Peki şimdiye kadar 15 seçimdir AK Parti’yi seçiyor. Aklı yok mu bu milletin?
Hem bu milletin aklına hakaret edeceksin hem de bu milletin seni iktidar yapmasını bekleyeceksin.
Bir de milliyetçi geçinirler.
Hiç Türk milliyetçisi Türk milletine hakaret eder mi?
BAHÇELİ’DEN, İYİ PARTİLİ MİLLİYETÇİLERE MESAJ
YAVUZ Ağıralioğlu’nun Genel Başkan Yardımcılığı’ndan alınması, Koray Aydın’ın ise Teşkilat Başkanlığı’ndan Siyasi İşler’e kaydırılması ‘İYİ Parti’de milliyetçiler tasfiye ediliyor’ şeklinde bir algının oluşmasına neden oldu.
Meral Akşener’in bu operasyonu, Bahçeli’ye fırsat doğurdu. MHP Lideri de bu fırsatı kaçırmadı.
Milliyetçilere çağrı yaptı.
“Milliyetçilik ve millet sevgisi elbette ki bizim tekelimizde değildir.
Herkes milliyetçi olabilir, hatta olmalıdır. Milliyetçiler her kurumda bulunabilir. Bulunmalıdır. Hepsine saygı duyarız.
Ancak, milliyetçiliği hayatın her alanında uygulanabilir bir siyasal yönetim projesi olarak benimseyen tek parti, Milliyetçi Hareket Partisi’dir.

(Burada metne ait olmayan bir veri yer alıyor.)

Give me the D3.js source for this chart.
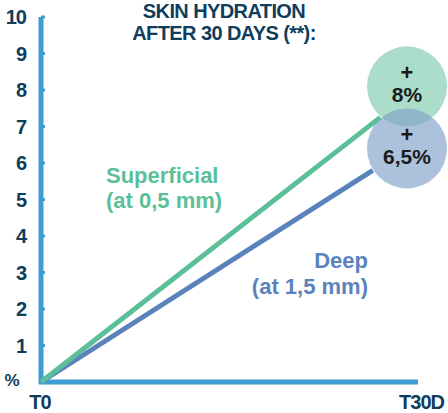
<!DOCTYPE html>
<html><head><meta charset="utf-8">
<script src="https://cdn.jsdelivr.net/npm/d3@7"></script>
<style>body{margin:0;background:#fff}text{font-family:"Liberation Sans",Arial,sans-serif;font-weight:bold}</style>
</head><body><div id="container"></div>
<script>
const yTicks = [1, 2, 3, 4, 5, 6, 7, 8, 9, 10];
const xLabels = ["T0", "T30D"];
const superficial = [[0, 0], [27, 7.25]];
const deep = [[0, 0], [26.4, 5.8]];
const bubbles = [{ label: "8%", v: 8.1, c: "#7fcaae" }, { label: "6,5%", v: 6.4, c: "#7f9fc8" }];

const svg = d3.select("#container").append("svg").attr("width", 448).attr("height", 413);
const x = d3.scaleLinear().domain([0, 30]).range([41, 418]);
const y = d3.scaleLinear().domain([0, 10]).range([382, 17]);
const dark = "#0f3d5c", axisC = "#3f9dd4";

// axes
svg.append("line").attr("x1", x(0)).attr("x2", x(0)).attr("y1", y(10)).attr("y2", y(0) + 2)
  .attr("stroke", axisC).attr("stroke-width", 5);
svg.append("line").attr("x1", x(0) - 2).attr("x2", x(30)).attr("y1", y(0)).attr("y2", y(0))
  .attr("stroke", axisC).attr("stroke-width", 5);
svg.selectAll(".tk").data(yTicks).enter().append("line")
  .attr("x1", x(0)).attr("x2", x(0) + 4).attr("y1", d => y(d)).attr("y2", d => y(d))
  .attr("stroke", axisC).attr("stroke-width", 3);
svg.selectAll(".tl").data(yTicks).enter().append("text")
  .attr("x", 26).attr("y", d => y(d) + 7).attr("text-anchor", "end")
  .attr("font-size", 20).attr("fill", dark).attr("letter-spacing", -1).text(d => d);
svg.append("text").attr("x", 12).attr("y", 386).attr("text-anchor", "middle")
  .attr("font-size", 17).attr("font-weight", "normal").attr("fill", dark).text("%");
svg.append("text").attr("x", x(0) - 1).attr("y", 409).attr("text-anchor", "middle")
  .attr("font-size", 20).attr("fill", dark).attr("letter-spacing", -1).text(xLabels[0]);
svg.append("text").attr("x", 444).attr("y", 409).attr("text-anchor", "end")
  .attr("font-size", 20).attr("fill", dark).attr("letter-spacing", -1).text(xLabels[1]);

// title
svg.append("text").attr("x", 224).attr("y", 18).attr("text-anchor", "middle")
  .attr("font-size", 20).attr("fill", dark).attr("letter-spacing", -0.6).text("SKIN HYDRATION");
svg.append("text").attr("x", 224).attr("y", 40).attr("text-anchor", "middle")
  .attr("font-size", 20).attr("fill", dark).attr("letter-spacing", -0.6).text("AFTER 30 DAYS (**):");

// lines
const line = d3.line().x(d => x(d[0])).y(d => y(d[1]));
svg.append("path").attr("d", line(deep)).attr("stroke", "#5b83bb").attr("stroke-width", 5).attr("fill", "none");
svg.append("path").attr("d", line(superficial)).attr("stroke", "#5bbf98").attr("stroke-width", 5).attr("fill", "none");

// bubbles
bubbles.forEach(b => {
  svg.append("circle").attr("cx", 407).attr("cy", y(b.v)).attr("r", 40)
    .attr("fill", b.c).attr("opacity", 0.65);
});
bubbles.forEach(b => {
  svg.append("text").attr("x", 407).attr("y", y(b.v) - 6).attr("text-anchor", "middle")
    .attr("font-size", 22).attr("fill", "#1a1a1a").text("+");
  svg.append("text").attr("x", 407).attr("y", y(b.v) + 16).attr("text-anchor", "middle")
    .attr("font-size", 21).attr("fill", "#1a1a1a").text(b.label);
});

// series labels
svg.append("text").attr("x", 106).attr("y", 183).attr("font-size", 22).attr("fill", "#5bbf98").text("Superficial");
svg.append("text").attr("x", 106).attr("y", 208).attr("font-size", 22).attr("fill", "#5bbf98").text("(at 0,5 mm)");
svg.append("text").attr("x", 368).attr("y", 268).attr("text-anchor", "end").attr("font-size", 22).attr("fill", "#5b83bb").text("Deep");
svg.append("text").attr("x", 368).attr("y", 294).attr("text-anchor", "end").attr("font-size", 22).attr("fill", "#5b83bb").text("(at 1,5 mm)");
</script></body></html>
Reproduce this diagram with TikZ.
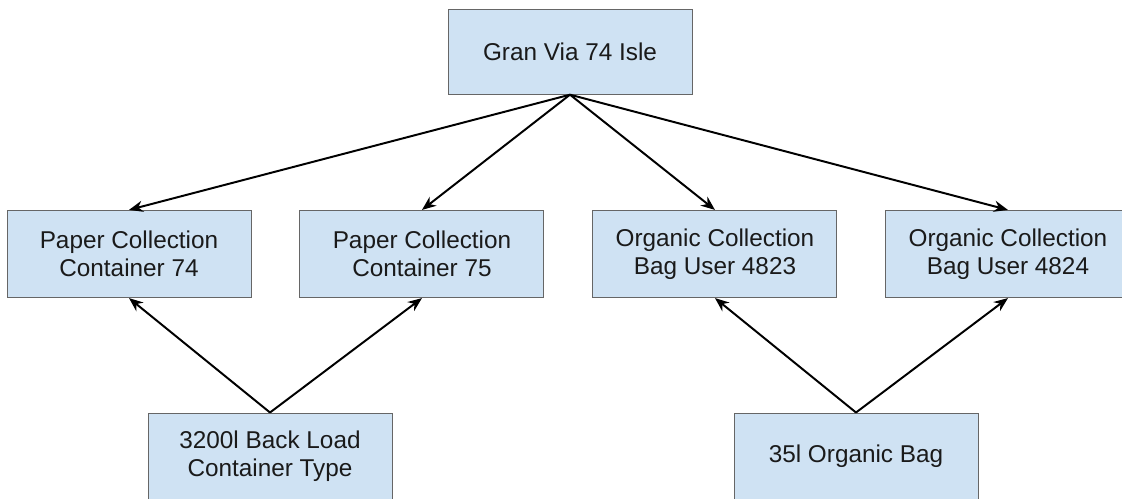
\documentclass[tikz,border=0pt]{standalone}
\usepackage{fontspec}
\setmainfont{Liberation Sans}
\usepackage{xcolor}
\usepackage{tikz}
\usetikzlibrary{arrows.meta, positioning}
\definecolor{boxfill}{HTML}{CFE2F3}
\definecolor{boxline}{HTML}{666666}
\definecolor{boxtext}{HTML}{1A1A1A}

\begin{document}
\begin{tikzpicture}[
  node distance=1.2cm,
  box/.style={draw=boxline, fill=boxfill, line width=0.7pt, align=center, text=boxtext, minimum width=6.1cm, minimum height=2.18cm, font=\fontsize{17.3}{19.9}\selectfont},
  arrow/.style={-{Stealth[length=10pt, width=8pt]}, line width=1.4pt}
]
\useasboundingbox (0,0) rectangle (28.05,-12.475);
\node[box, minimum height=2.13cm] (gran) at (14.25,-1.29) {Gran Via 74 Isle};
\node[box] (paper74) at (3.225,-6.35) {Paper Collection\\Container 74};
\node[box, right=of paper74] (paper75) {Paper Collection\\Container 75};
\node[box, right=of paper75] (org4823) {Organic Collection\\Bag User 4823};
\node[box, right=of org4823] (org4824) {Organic Collection\\Bag User 4824};
\node[box, minimum height=2.15cm] (backload) at (6.75,-11.4) {3200l Back Load\\Container Type};
\node[box, minimum height=2.15cm] (orgbag) at (21.4,-11.4) {35l Organic Bag};

\draw[arrow] (gran.south) -- (paper74.north);
\draw[arrow] (gran.south) -- (paper75.north);
\draw[arrow] (gran.south) -- (org4823.north);
\draw[arrow] (gran.south) -- (org4824.north);
\draw[arrow] (backload.north) -- (paper74.south);
\draw[arrow] (backload.north) -- (paper75.south);
\draw[arrow] (orgbag.north) -- (org4823.south);
\draw[arrow] (orgbag.north) -- (org4824.south);
\end{tikzpicture}
\end{document}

Ülkücüyüm, milliyetçiyim diyen kim varsa ana çatısı, ana kucağı Milliyetçi Hareket Partisi’dir” dedi.
‘YUVAYA DÖN’ ÇAĞRISI
Bahçeli’nin bu çağrısı İYİ Parti’de kendini dışlanmış hisseden milliyetçileri kapsıyor mu? Siyasette her mesajın bir adresi vardır.
Bahçeli, herhangi bir şekilde MHP ile yolları ayrılmış ülkücüleri yuvaya çağırmak için bu yönde bir politika oluşturacak mı? Kucaklayıcı bir dille çağrılarını sürdürecek mi? İzlemek gerekiyor. Ama Bahçeli ilk adımı doğru bir zamanlama ile attı.